Now let’s prove this.

Let $m = f(2^a)$. From Lemma 1a, $2^a$ must be a factor of $T_m$. We can also write that as $q 2^a = T_m$ for some integer $q$.

Substiting the triangular number formula, $q 2^a = \frac{m(m+1)}{2}$. Mutiplying by 2, $q 2^{a+1} = m(m+1)$. Of $(m,m+1)$, one of them is even and the other odd. The odd one could not possibly be divisible by any exponent of 2, so the even one of the two must be divisible by $2^{a+1}$.

The smallest $m$ for which this is possible is where $m$ is the odd number and $m+1$ is the even number, and $m = 2^{a+1}-1$. Then $m+1 = 2^{a+1}$.

So now we have a lower bound for $f(2^a)$. $m$ can’t be any smaller than $2^{a+1}-1$ so $f(2^a) \geq 2^{a+1}-1$. Now we just have to prove that this is true for all values of $a$.

Using Lemma 1b this time, if we can prove that $2^a$ is a factor of $T_{2^{a+1}-1}$, then $f(2^a) \leq 2^{a+1}-1$. This effectively produces an upper bound. We already have a lower bound, so this reduces $f(2^a)$ to only one value.

It’s easy to show that $2^a$ is a factor of $T_{2^{a+1}-1}$. $T_{2^{a+1}-1} = 2^{a+1} \frac{2^{a+1}-1}{2} = 2^a (2^{a+1}-1)$ which is a multiple of $2^a$.

Now that we’ve proven our lemmas, we can apply them to solve the problem. Let $b = 2^a-1$ for some positive integer $a$ in $f(b+1) - f(b)$. Notice that $b$ is odd, and that $b+1$ is a power of 2.

$f(b+1)-f(b)$ = $f(2^a)-f(2^a-1)$ = $2^{a+1}-1-f(2^a-1) \leq 2^{a+1}-1-(2^a-2)$ = $2^a+1$

In short:

$f(b+1)-f(b) \leq 2^a+1$.

For any number $a$ that is greater or equal to 11, $2^a+1 > 2009$.

There are infinitely many integers $a \geq 11$, so there are infinitely many numbers $b$ that satisfy $f(b+1)-f(b)>2009$, solving the problem.

This problem is tricky because although it’s easy enough to find an upper limit for $f(y)$ where $y$ is an odd integer, it’s not so easy when $y$ is even. The ‘trick’ is not to find it for even integers, but to find the solution for the case where $b = 2^a$. Even then, this problem still requires a good grasp of number theory.

I’ll move on to the final problem.

(c) Determine, with proof, the smallest integer $k$ for which the equation $f(c) = f(c+k)$ has an odd positive integer solution for $c$.

Notice that there is a solution for $k = 3$ where $f(9) = 8$ and $f(12) = 8$.

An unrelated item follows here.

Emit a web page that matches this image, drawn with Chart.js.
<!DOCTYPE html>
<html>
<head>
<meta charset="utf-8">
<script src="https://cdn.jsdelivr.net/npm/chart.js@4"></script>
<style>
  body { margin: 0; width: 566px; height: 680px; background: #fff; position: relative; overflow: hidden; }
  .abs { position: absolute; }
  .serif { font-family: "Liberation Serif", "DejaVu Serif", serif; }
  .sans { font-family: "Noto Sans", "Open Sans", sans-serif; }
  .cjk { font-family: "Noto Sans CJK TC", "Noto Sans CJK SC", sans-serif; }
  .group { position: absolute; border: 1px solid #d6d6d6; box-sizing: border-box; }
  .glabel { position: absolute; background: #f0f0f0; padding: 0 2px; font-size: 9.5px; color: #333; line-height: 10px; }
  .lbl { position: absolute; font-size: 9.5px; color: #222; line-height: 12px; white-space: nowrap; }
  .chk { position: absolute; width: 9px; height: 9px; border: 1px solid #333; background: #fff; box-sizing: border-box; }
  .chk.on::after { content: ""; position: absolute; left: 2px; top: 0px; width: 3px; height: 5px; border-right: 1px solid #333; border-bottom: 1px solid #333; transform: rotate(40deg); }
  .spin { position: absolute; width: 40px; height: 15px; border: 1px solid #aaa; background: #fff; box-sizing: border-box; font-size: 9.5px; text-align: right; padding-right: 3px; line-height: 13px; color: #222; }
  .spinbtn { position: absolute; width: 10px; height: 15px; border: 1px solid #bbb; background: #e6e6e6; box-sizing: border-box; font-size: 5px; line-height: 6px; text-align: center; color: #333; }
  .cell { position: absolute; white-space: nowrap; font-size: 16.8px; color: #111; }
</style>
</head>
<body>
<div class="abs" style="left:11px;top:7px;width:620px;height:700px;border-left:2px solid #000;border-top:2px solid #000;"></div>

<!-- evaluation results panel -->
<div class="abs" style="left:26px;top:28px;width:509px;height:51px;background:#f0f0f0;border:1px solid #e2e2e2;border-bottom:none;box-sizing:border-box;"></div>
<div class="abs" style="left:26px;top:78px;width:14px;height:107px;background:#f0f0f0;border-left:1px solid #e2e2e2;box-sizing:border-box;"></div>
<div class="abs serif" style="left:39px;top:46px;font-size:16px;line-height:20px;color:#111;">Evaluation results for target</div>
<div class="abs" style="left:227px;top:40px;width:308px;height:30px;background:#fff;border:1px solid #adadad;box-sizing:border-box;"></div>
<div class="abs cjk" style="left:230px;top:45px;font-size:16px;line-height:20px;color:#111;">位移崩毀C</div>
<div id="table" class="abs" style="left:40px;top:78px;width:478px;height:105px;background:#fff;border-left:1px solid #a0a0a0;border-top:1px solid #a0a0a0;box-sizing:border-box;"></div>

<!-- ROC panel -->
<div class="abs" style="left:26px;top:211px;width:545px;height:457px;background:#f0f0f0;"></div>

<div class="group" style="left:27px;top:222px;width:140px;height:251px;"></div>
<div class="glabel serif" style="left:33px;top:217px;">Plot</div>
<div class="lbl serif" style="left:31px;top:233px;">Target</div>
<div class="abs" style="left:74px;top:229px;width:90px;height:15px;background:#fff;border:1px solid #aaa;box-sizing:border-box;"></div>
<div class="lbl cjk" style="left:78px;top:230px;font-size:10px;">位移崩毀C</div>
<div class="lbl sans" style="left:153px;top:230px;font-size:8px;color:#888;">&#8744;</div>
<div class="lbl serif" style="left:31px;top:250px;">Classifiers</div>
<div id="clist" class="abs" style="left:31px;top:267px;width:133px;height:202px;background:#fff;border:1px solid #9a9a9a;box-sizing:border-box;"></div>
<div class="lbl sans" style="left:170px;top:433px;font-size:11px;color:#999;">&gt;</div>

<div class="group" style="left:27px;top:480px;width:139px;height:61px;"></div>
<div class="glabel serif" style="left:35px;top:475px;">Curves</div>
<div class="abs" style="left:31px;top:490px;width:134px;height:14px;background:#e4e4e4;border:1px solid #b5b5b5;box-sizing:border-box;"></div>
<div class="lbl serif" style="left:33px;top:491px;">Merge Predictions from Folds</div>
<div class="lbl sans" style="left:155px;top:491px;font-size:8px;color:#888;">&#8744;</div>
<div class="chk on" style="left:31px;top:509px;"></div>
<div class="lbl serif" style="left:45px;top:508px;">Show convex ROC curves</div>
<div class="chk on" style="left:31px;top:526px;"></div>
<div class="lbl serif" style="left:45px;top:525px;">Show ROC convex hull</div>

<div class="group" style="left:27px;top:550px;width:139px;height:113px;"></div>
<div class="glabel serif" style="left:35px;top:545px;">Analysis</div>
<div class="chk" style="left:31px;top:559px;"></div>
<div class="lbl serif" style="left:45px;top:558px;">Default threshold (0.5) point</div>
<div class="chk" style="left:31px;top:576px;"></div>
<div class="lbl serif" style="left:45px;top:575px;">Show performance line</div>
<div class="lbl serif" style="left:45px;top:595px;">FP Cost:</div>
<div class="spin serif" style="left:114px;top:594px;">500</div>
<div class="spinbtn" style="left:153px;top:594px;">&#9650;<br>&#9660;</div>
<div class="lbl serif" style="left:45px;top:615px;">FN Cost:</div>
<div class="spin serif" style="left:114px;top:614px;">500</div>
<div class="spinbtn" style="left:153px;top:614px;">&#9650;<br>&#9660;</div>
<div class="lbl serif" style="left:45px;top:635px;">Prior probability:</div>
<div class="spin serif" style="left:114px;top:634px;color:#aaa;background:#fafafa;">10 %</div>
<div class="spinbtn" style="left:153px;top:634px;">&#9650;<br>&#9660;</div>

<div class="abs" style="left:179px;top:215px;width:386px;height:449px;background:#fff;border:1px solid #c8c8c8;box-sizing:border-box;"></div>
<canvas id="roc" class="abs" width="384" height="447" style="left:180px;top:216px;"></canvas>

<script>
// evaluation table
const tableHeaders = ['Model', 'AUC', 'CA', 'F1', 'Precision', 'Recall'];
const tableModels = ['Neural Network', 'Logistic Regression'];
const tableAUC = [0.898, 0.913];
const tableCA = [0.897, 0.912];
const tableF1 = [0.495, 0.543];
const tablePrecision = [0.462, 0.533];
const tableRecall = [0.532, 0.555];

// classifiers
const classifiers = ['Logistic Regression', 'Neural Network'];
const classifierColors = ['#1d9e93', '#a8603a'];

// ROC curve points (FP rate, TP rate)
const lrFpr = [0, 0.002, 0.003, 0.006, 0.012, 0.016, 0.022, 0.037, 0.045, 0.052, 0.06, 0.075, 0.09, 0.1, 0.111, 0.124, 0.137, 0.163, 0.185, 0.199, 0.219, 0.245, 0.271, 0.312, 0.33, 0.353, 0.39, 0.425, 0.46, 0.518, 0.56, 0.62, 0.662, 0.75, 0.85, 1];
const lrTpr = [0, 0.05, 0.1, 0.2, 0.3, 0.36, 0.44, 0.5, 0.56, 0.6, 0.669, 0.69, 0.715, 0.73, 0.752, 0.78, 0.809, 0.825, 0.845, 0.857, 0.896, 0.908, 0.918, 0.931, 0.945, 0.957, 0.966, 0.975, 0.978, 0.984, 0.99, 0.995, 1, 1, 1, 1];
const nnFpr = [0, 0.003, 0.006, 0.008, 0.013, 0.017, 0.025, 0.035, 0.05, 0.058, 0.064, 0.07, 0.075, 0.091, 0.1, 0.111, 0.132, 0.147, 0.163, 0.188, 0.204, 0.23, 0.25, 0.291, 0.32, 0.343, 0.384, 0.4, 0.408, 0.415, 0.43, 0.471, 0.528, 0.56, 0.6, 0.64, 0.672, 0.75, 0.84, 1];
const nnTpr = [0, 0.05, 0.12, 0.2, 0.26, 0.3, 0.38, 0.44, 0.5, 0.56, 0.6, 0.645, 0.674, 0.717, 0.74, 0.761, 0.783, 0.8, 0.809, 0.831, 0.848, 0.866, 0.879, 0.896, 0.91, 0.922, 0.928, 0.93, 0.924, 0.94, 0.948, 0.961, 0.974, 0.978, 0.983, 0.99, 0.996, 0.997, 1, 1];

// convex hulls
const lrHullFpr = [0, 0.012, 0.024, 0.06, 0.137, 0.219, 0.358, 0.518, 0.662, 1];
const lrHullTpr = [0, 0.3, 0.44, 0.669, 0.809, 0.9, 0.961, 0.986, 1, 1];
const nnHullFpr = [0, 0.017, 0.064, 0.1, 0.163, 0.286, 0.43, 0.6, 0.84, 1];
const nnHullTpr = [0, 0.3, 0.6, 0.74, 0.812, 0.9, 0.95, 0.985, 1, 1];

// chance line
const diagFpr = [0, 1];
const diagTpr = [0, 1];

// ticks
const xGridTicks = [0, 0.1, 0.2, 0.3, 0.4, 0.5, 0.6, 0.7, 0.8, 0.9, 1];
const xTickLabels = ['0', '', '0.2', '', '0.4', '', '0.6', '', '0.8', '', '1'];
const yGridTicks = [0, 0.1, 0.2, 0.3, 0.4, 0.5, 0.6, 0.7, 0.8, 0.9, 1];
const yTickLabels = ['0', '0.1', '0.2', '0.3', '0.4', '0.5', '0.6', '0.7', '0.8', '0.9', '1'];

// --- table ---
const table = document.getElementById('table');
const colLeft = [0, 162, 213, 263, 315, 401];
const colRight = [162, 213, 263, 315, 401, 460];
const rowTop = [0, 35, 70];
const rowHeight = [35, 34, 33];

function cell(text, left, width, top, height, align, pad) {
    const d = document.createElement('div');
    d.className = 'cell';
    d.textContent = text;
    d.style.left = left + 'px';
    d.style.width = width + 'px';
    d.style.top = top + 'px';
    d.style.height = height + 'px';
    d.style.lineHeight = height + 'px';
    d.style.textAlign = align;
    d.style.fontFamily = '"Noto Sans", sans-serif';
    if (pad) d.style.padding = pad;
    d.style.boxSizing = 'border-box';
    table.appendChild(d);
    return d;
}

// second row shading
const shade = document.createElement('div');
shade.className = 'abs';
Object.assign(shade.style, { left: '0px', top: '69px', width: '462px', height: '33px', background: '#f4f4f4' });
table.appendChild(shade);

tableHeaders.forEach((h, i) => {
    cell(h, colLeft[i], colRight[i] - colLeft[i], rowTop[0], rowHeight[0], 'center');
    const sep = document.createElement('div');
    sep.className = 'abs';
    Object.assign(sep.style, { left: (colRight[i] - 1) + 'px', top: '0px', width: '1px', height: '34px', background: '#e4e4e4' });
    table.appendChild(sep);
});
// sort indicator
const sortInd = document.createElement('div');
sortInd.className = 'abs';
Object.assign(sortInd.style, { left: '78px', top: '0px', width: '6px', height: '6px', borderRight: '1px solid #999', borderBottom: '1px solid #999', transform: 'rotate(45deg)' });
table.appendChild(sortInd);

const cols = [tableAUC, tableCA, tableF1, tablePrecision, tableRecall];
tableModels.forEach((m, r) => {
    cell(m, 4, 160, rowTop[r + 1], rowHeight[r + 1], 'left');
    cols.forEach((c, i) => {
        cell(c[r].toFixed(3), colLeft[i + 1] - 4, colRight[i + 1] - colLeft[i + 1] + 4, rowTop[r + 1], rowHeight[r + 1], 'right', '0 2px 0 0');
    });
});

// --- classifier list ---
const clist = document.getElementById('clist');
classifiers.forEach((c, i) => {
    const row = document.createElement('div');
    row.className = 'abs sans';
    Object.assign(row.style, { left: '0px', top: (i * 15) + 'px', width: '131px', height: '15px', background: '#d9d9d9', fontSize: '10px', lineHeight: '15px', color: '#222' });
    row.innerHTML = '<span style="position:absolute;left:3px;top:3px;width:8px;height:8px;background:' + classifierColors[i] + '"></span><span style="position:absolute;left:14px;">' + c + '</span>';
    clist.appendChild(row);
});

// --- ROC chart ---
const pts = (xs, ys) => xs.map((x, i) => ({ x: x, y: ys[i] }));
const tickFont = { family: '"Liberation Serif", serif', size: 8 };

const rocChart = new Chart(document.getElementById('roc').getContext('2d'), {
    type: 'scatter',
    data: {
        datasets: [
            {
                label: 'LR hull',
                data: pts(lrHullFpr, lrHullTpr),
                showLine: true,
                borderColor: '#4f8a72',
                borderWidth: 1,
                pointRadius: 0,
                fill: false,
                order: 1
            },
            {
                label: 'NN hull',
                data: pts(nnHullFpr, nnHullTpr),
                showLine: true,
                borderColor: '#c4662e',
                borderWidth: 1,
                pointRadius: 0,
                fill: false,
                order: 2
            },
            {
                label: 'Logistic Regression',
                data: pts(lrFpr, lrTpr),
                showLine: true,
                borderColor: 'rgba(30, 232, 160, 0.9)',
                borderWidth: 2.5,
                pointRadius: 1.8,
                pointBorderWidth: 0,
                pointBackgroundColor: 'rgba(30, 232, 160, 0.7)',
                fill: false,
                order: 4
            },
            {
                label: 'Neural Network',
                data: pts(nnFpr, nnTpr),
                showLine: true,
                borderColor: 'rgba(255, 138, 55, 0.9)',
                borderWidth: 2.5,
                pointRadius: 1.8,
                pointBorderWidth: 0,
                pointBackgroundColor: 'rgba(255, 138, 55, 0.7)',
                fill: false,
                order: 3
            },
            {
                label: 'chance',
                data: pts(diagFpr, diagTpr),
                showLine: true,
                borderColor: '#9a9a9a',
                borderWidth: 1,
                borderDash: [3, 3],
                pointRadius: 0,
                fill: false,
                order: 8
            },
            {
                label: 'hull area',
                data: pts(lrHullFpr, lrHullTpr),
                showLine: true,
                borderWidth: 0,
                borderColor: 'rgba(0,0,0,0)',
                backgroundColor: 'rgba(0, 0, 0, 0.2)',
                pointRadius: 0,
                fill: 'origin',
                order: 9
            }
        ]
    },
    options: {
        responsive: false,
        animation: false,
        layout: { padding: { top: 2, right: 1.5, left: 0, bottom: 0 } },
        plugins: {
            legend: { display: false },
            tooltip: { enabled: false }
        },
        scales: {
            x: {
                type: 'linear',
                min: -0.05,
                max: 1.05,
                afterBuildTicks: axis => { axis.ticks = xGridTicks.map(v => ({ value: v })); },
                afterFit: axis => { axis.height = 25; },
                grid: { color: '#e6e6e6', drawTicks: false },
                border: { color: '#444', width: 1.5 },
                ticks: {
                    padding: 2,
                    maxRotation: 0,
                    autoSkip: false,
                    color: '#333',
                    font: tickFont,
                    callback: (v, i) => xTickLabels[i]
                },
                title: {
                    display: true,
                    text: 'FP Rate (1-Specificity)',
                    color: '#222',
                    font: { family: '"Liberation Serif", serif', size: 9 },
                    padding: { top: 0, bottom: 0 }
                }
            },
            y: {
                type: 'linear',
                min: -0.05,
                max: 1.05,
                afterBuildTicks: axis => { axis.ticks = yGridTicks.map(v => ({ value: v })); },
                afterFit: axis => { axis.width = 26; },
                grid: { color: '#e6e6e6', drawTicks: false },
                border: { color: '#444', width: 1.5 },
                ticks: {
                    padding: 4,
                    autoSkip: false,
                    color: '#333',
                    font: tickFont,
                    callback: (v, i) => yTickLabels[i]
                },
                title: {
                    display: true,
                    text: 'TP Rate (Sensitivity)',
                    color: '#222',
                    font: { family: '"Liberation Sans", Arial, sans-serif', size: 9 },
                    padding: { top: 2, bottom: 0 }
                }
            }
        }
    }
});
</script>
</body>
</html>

After the contest I in fact ran a program to make sure that there is indeed no solution for $k = 1$ and $k = 2$. I didn’t know how to prove it at the time however. Also this contest did not permit the use of computers or calculators.

In this case the answer is in fact 3, but to prove that we’ll need to prove that there is no solution for $f(c) = f(c+1)$ and $f(c) = f(c+2)$, where $c$ is an odd positive integer.

First case: Prove that $f(c) = f(c+1)$ has no solution for $c$, where $c$ is an odd integer.

If such a solution exists, there should be $m$ where $m = f(c) = f(c+1)$. By lemma 1, $c$ is a factor of $T_m$ and $T_m = \frac{m(m+1)}{2}$ so $qc = \frac{m(m+1)}{2}$ for some integer $q$.

By lemma 1b, because $c$ is odd, $m \leq c-1$. Substituting, $qc \leq \frac{c(c-1)}{2}$ so $q \leq \frac{c-1}{2}$.

But $f(c+1) = m$ as well, so $c+1$ is also a factor of $T_m$. We can also write that as $qc$ so both $c+1$ and $c$ are factors of $qc$.

The numbers $c$ and $c+1$ are consecutive integers, so $lcm(c,c+1) = c(c+1)$. Then the minimum possible value for $qc$ is $c(c+1)$ and $q \geq c+1$.

At the same time, $q \leq \frac{c-1}{2}$. Obviously it is impossible for both to be true. This concludes our case by proof of contradiction.

Second case: Prove also that $f(c) = f(c+2)$ has no solution for $c$.

The proof for this case is nearly identical for the previous case. Remember that $c$ is an odd integer, so $lcm(c,c+2) = c(c+2)$.

If we follow through on this the same way as the previous case, we should arrive with the contradicting inequalities $q \geq c+2$ and $q \leq \frac{c-1}{2}$.

We have an example for $k=3$ and we have shown that it is impossible for $k=1$ and $k=2$, leaving the answer as 3.